» WHAT YOU NEED TO DO: Each line below should be retyped exactly, with no pictures.
start
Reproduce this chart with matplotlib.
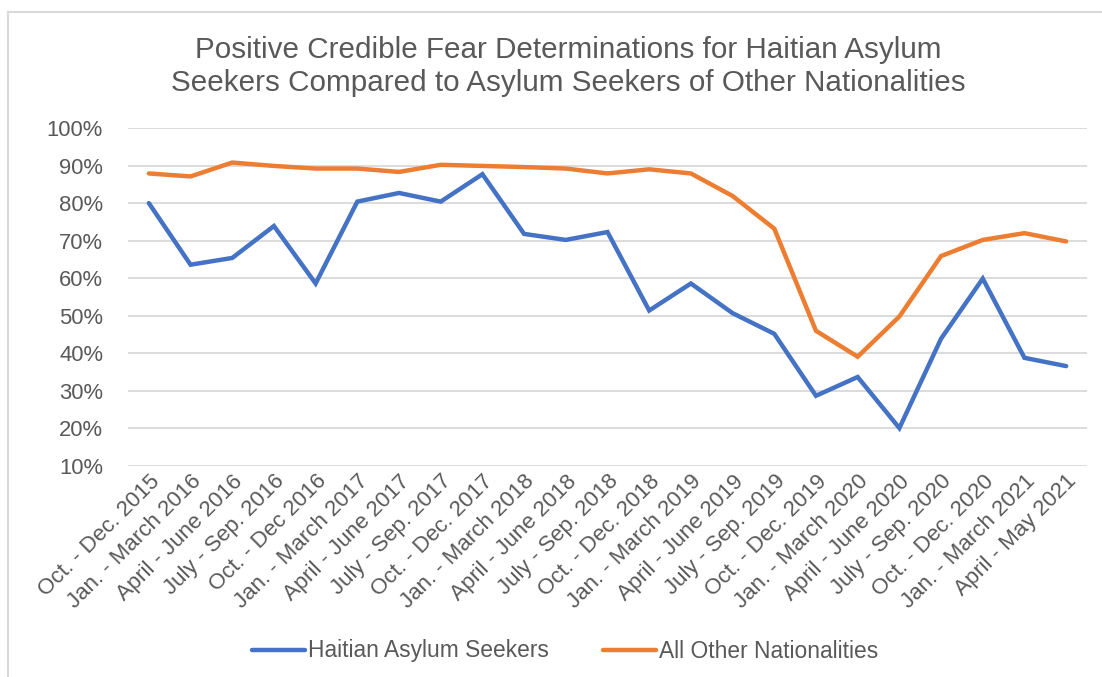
import matplotlib
matplotlib.use("Agg")
import matplotlib.pyplot as plt
from matplotlib.lines import Line2D
from matplotlib.ticker import FuncFormatter, MultipleLocator

categories = [
    "Oct. - Dec. 2015", "Jan. - March 2016", "April - June 2016", "July - Sep. 2016",
    "Oct. - Dec 2016", "Jan. - March 2017", "April - June 2017", "July - Sep. 2017",
    "Oct. - Dec. 2017", "Jan. - March 2018", "April - June 2018", "July - Sep. 2018",
    "Oct. - Dec. 2018", "Jan. - March 2019", "April - June 2019", "July - Sep. 2019",
    "Oct. - Dec. 2019", "Jan. - March 2020", "April - June 2020", "July - Sep. 2020",
    "Oct. - Dec. 2020", "Jan. - March 2021", "April - May 2021",
]
haitian = [80.0, 63.6, 65.4, 73.9, 58.6, 80.4, 82.7, 80.4, 87.7, 71.8, 70.2, 72.3,
           51.4, 58.6, 50.7, 45.2, 28.7, 33.7, 20.1, 43.9, 59.9, 38.8, 36.6]
others = [87.9, 87.1, 90.8, 89.9, 89.2, 89.2, 88.3, 90.2, 89.9, 89.6, 89.2, 87.9,
          89.0, 87.9, 81.9, 73.2, 46.0, 39.1, 49.8, 65.9, 70.2, 72.0, 69.8]
series_names = ["Haitian Asylum Seekers", "All Other Nationalities"]

font = "Liberation Sans"
gray = "#595959"
blue = "#4472C4"
orange = "#ED7D31"

fig = plt.figure(figsize=(11.02, 6.77), dpi=100)
ax = fig.add_axes([128 / 1102, 1 - 466 / 677, (1087 - 128) / 1102, (466 - 128) / 677])

x = list(range(len(categories)))
ax.plot(x, haitian, color=blue, lw=3.2, solid_joinstyle="miter", solid_capstyle="round", zorder=3)
ax.plot(x, others, color=orange, lw=3.2, solid_joinstyle="miter", solid_capstyle="round", zorder=3)

ax.set_xlim(-0.5, len(categories) - 0.5)
ax.set_ylim(10, 100)
ax.yaxis.set_major_locator(MultipleLocator(10))
ax.yaxis.set_major_formatter(FuncFormatter(lambda v, p: f"{v:.0f}%"))
ax.grid(axis="y", color="#D9D9D9", lw=1.3)
ax.set_axisbelow(True)
for s in ax.spines.values():
    s.set_visible(False)
ax.tick_params(axis="both", length=0, colors=gray)
ax.tick_params(axis="y", pad=18, labelsize=15.8)
ax.tick_params(axis="x", labelsize=16)
ax.set_xticks(x)
ax.set_xticklabels(categories, rotation=45, ha="right", rotation_mode="anchor", fontfamily=font)
for lab in ax.get_yticklabels():
    lab.set_fontfamily(font)

fig.text(0.516, 1 - 50 / 677, "Positive Credible Fear Determinations for Haitian Asylum",
         ha="center", va="center", fontsize=21.3, color=gray, fontfamily=font)
fig.text(0.516, 1 - 83 / 677, "Seekers Compared to Asylum Seekers of Other Nationalities",
         ha="center", va="center", fontsize=21.3, color=gray, fontfamily=font)

handles = [Line2D([], [], color=blue, lw=3.2, solid_capstyle="round"),
           Line2D([], [], color=orange, lw=3.2, solid_capstyle="round")]
fig.legend(handles, series_names, loc="center", bbox_to_anchor=(0.513, 1 - 651 / 677),
           ncol=2, frameon=False, labelcolor=gray, handlelength=2.3,
           handletextpad=0.15, columnspacing=2.4, prop={"family": font, "size": 16.4})

# chart border (top and left visible)
fig.add_artist(Line2D([7.5 / 1102, 7.5 / 1102], [0, 1 - 12 / 677], color="#D9D9D9", lw=1.5,
                      transform=fig.transFigure))
fig.add_artist(Line2D([7.5 / 1102, 1], [1 - 12 / 677, 1 - 12 / 677], color="#D9D9D9", lw=1.5,
                      transform=fig.transFigure))

fig.savefig("out.png", dpi=100, facecolor="white")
end
» REPLY:
Reproduce this chart with matplotlib.
import matplotlib
matplotlib.use("Agg")
import matplotlib.pyplot as plt
from matplotlib.lines import Line2D
from matplotlib.ticker import FuncFormatter, MultipleLocator

categories = [
    "Oct. - Dec. 2015", "Jan. - March 2016", "April - June 2016", "July - Sep. 2016",
    "Oct. - Dec 2016", "Jan. - March 2017", "April - June 2017", "July - Sep. 2017",
    "Oct. - Dec. 2017", "Jan. - March 2018", "April - June 2018", "July - Sep. 2018",
    "Oct. - Dec. 2018", "Jan. - March 2019", "April - June 2019", "July - Sep. 2019",
    "Oct. - Dec. 2019", "Jan. - March 2020", "April - June 2020", "July - Sep. 2020",
    "Oct. - Dec. 2020", "Jan. - March 2021", "April - May 2021",
]
haitian = [80.0, 63.6, 65.4, 73.9, 58.6, 80.4, 82.7, 80.4, 87.7, 71.8, 70.2, 72.3,
           51.4, 58.6, 50.7, 45.2, 28.7, 33.7, 20.1, 43.9, 59.9, 38.8, 36.6]
others = [87.9, 87.1, 90.8, 89.9, 89.2, 89.2, 88.3, 90.2, 89.9, 89.6, 89.2, 87.9,
          89.0, 87.9, 81.9, 73.2, 46.0, 39.1, 49.8, 65.9, 70.2, 72.0, 69.8]
series_names = ["Haitian Asylum Seekers", "All Other Nationalities"]

font = "Liberation Sans"
gray = "#595959"
blue = "#4472C4"
orange = "#ED7D31"

fig = plt.figure(figsize=(11.02, 6.77), dpi=100)
ax = fig.add_axes([128 / 1102, 1 - 466 / 677, (1087 - 128) / 1102, (466 - 128) / 677])

x = list(range(len(categories)))
ax.plot(x, haitian, color=blue, lw=3.2, solid_joinstyle="miter", solid_capstyle="round", zorder=3)
ax.plot(x, others, color=orange, lw=3.2, solid_joinstyle="miter", solid_capstyle="round", zorder=3)

ax.set_xlim(-0.5, len(categories) - 0.5)
ax.set_ylim(10, 100)
ax.yaxis.set_major_locator(MultipleLocator(10))
ax.yaxis.set_major_formatter(FuncFormatter(lambda v, p: f"{v:.0f}%"))
ax.grid(axis="y", color="#D9D9D9", lw=1.3)
ax.set_axisbelow(True)
for s in ax.spines.values():
    s.set_visible(False)
ax.tick_params(axis="both", length=0, colors=gray)
ax.tick_params(axis="y", pad=18, labelsize=15.8)
ax.tick_params(axis="x", labelsize=16)
ax.set_xticks(x)
ax.set_xticklabels(categories, rotation=45, ha="right", rotation_mode="anchor", fontfamily=font)
for lab in ax.get_yticklabels():
    lab.set_fontfamily(font)

fig.text(0.516, 1 - 50 / 677, "Positive Credible Fear Determinations for Haitian Asylum",
         ha="center", va="center", fontsize=21.3, color=gray, fontfamily=font)
fig.text(0.516, 1 - 83 / 677, "Seekers Compared to Asylum Seekers of Other Nationalities",
         ha="center", va="center", fontsize=21.3, color=gray, fontfamily=font)

handles = [Line2D([], [], color=blue, lw=3.2, solid_capstyle="round"),
           Line2D([], [], color=orange, lw=3.2, solid_capstyle="round")]
fig.legend(handles, series_names, loc="center", bbox_to_anchor=(0.513, 1 - 651 / 677),
           ncol=2, frameon=False, labelcolor=gray, handlelength=2.3,
           handletextpad=0.15, columnspacing=2.4, prop={"family": font, "size": 16.4})

# chart border (top and left visible)
fig.add_artist(Line2D([7.5 / 1102, 7.5 / 1102], [0, 1 - 12 / 677], color="#D9D9D9", lw=1.5,
                      transform=fig.transFigure))
fig.add_artist(Line2D([7.5 / 1102, 1], [1 - 12 / 677, 1 - 12 / 677], color="#D9D9D9", lw=1.5,
                      transform=fig.transFigure))

fig.savefig("out.png", dpi=100, facecolor="white")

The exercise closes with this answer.